Required work> From the first line of the data below through the line bearing "import pandas as pd", reproduce each line exactly; do not include pictures.

Given data>
-------------------------

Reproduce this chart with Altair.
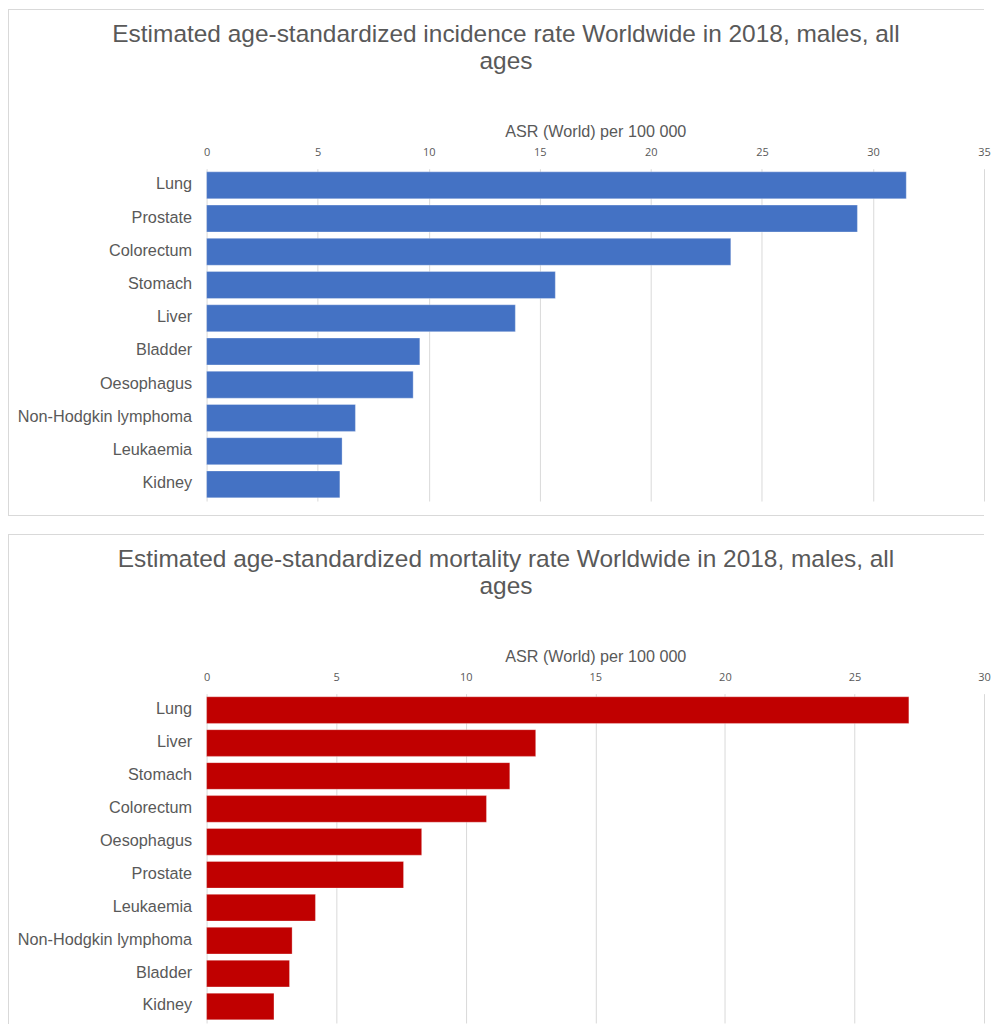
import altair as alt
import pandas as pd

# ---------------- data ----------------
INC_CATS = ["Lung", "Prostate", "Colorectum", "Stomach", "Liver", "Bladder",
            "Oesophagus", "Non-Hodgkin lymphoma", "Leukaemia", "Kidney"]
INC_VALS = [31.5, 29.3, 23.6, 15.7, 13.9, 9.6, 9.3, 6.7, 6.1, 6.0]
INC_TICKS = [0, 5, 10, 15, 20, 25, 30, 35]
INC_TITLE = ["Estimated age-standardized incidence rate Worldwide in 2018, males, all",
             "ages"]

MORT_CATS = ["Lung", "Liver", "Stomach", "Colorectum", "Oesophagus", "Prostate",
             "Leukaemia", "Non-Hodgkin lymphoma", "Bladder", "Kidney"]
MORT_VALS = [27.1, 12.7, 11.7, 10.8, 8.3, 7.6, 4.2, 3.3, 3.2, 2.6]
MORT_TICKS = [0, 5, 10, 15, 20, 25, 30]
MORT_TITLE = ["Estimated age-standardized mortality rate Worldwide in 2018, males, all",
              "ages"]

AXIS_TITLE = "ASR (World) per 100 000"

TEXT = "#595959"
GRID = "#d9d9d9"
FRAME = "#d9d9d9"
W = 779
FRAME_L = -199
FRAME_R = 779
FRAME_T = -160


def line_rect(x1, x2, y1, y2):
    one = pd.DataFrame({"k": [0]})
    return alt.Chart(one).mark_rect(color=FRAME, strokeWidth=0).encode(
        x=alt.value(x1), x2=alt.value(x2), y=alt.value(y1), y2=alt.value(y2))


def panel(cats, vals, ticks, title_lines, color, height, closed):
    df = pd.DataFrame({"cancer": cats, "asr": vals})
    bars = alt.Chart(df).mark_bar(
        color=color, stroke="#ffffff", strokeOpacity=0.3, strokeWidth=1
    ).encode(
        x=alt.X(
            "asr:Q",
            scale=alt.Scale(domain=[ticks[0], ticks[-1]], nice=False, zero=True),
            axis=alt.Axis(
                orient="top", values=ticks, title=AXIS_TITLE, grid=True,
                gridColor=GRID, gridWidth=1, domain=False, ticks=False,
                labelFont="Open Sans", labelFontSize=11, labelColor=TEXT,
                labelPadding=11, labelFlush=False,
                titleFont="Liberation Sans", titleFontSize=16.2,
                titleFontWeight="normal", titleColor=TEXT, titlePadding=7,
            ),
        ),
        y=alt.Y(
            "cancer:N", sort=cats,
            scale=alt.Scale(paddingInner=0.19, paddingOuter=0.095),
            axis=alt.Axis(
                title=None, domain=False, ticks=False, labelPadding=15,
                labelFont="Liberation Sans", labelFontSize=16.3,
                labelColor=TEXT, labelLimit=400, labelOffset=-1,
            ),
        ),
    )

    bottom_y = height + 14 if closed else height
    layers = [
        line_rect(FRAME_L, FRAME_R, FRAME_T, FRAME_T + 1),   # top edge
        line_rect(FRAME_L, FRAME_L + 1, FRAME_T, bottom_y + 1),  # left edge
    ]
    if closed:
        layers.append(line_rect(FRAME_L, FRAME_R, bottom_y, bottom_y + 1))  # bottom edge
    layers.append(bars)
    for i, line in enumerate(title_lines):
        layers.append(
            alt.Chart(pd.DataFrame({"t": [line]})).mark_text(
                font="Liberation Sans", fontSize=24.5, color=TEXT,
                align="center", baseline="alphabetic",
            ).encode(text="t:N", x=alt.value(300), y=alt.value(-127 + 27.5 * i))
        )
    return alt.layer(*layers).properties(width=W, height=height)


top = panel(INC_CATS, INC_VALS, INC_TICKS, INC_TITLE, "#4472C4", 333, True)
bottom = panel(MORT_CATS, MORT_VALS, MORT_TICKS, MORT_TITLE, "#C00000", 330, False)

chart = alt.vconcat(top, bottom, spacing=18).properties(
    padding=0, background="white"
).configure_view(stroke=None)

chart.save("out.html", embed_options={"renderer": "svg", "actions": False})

-------------------------

Reply>
Reproduce this chart with Altair.
import altair as alt
import pandas as pd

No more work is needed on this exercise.